** Begin **

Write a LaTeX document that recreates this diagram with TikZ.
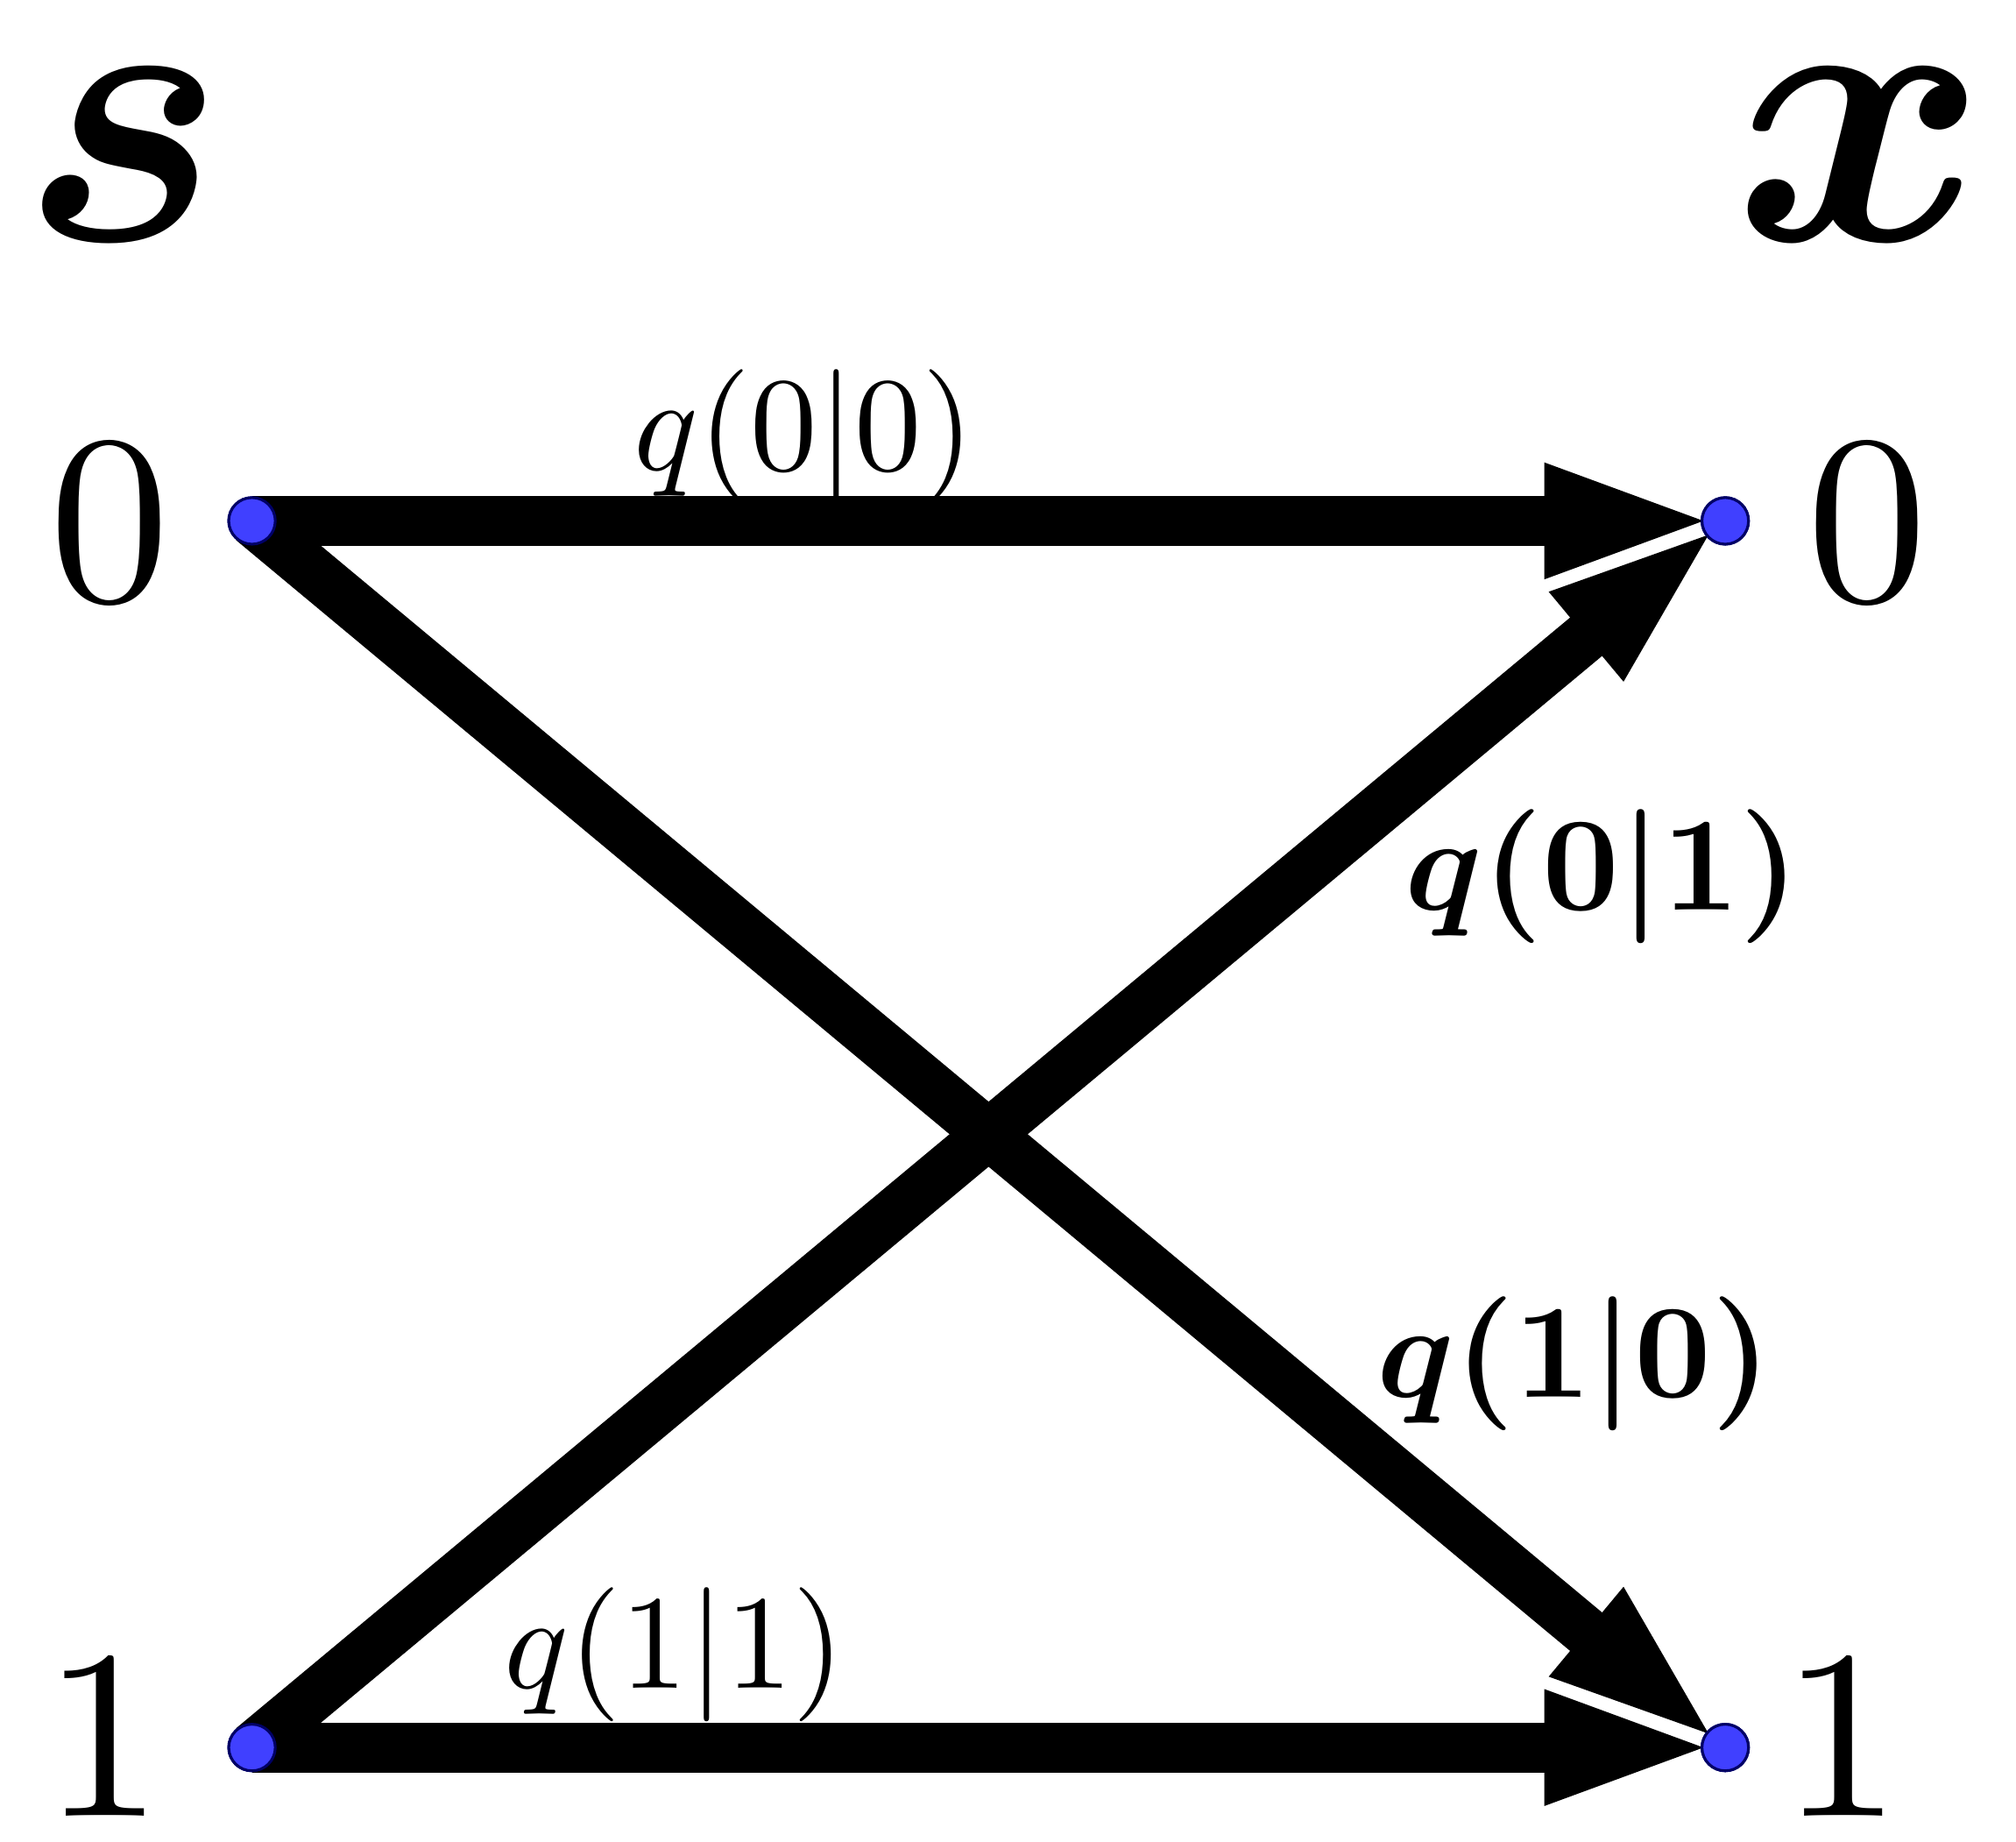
\documentclass[tikz,border=0pt]{standalone}
\usepackage{amsmath,bm}
\usetikzlibrary{arrows.meta}
\begin{document}
\begin{tikzpicture}[x=0.01cm,y=-0.01cm,
  dot/.style={circle,fill=blue!75!white,draw=blue!40!black,line width=0.6pt,inner sep=0pt,minimum size=0.36cm},
  edge/.style={line width=11pt,-{Triangle[length=1.35cm,width=0.78cm]},shorten >=0.05cm},
  big/.style={scale=5.3},
  huge/.style={scale=8.5},
  lab/.style={scale=2.95}]
\useasboundingbox (0,0) rectangle (1560,1425);
\node[dot] (s0) at (195,403) {};
\node[dot] (s1) at (195,1352) {};
\node[dot] (x0) at (1335,403) {};
\node[dot] (x1) at (1335,1352) {};
\draw[edge] (s0.center) -- (x0.center);
\draw[edge] (s1.center) -- (x1.center);
\draw[edge] (s0.center) -- (x1.center);
\draw[edge] (s1.center) -- (x0.center);
\node[dot] at (s0) {};
\node[dot] at (s1) {};
\node[dot] at (x0) {};
\node[dot] at (x1) {};
\node[big] (l0) at (85,405) {$0$};
\node[big] (l1) at (80,1345) {$1$};
\node[big] (r0) at (1445,405) {$0$};
\node[big] (r1) at (1425,1345) {$1$};
\node[huge] (S) at (95,120) {$\bm{s}$};
\node[huge] (X) at (1440,120) {$\bm{x}$};
\node[lab] (q00) at (622,338) {$q(0|0)$};
\node[lab] (q01) at (1240,678) {$\bm{q(0|1)}$};
\node[lab] (q10) at (1218,1055) {$\bm{q(1|0)}$};
\node[lab] (q11) at (522,1280) {$q(1|1)$};
\end{tikzpicture}
\end{document}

** End **

- WRITTEN INSTRUCTION -
Transcribe the listing in full and omit the pictures.

- REPLY TO THE EXERCISE -
Write a LaTeX document that recreates this diagram with TikZ.
\documentclass[tikz,border=0pt]{standalone}
\usepackage{amsmath,bm}
\usetikzlibrary{arrows.meta}
\begin{document}
\begin{tikzpicture}[x=0.01cm,y=-0.01cm,
  dot/.style={circle,fill=blue!75!white,draw=blue!40!black,line width=0.6pt,inner sep=0pt,minimum size=0.36cm},
  edge/.style={line width=11pt,-{Triangle[length=1.35cm,width=0.78cm]},shorten >=0.05cm},
  big/.style={scale=5.3},
  huge/.style={scale=8.5},
  lab/.style={scale=2.95}]
\useasboundingbox (0,0) rectangle (1560,1425);
\node[dot] (s0) at (195,403) {};
\node[dot] (s1) at (195,1352) {};
\node[dot] (x0) at (1335,403) {};
\node[dot] (x1) at (1335,1352) {};
\draw[edge] (s0.center) -- (x0.center);
\draw[edge] (s1.center) -- (x1.center);
\draw[edge] (s0.center) -- (x1.center);
\draw[edge] (s1.center) -- (x0.center);
\node[dot] at (s0) {};
\node[dot] at (s1) {};
\node[dot] at (x0) {};
\node[dot] at (x1) {};
\node[big] (l0) at (85,405) {$0$};
\node[big] (l1) at (80,1345) {$1$};
\node[big] (r0) at (1445,405) {$0$};
\node[big] (r1) at (1425,1345) {$1$};
\node[huge] (S) at (95,120) {$\bm{s}$};
\node[huge] (X) at (1440,120) {$\bm{x}$};
\node[lab] (q00) at (622,338) {$q(0|0)$};
\node[lab] (q01) at (1240,678) {$\bm{q(0|1)}$};
\node[lab] (q10) at (1218,1055) {$\bm{q(1|0)}$};
\node[lab] (q11) at (522,1280) {$q(1|1)$};
\end{tikzpicture}
\end{document}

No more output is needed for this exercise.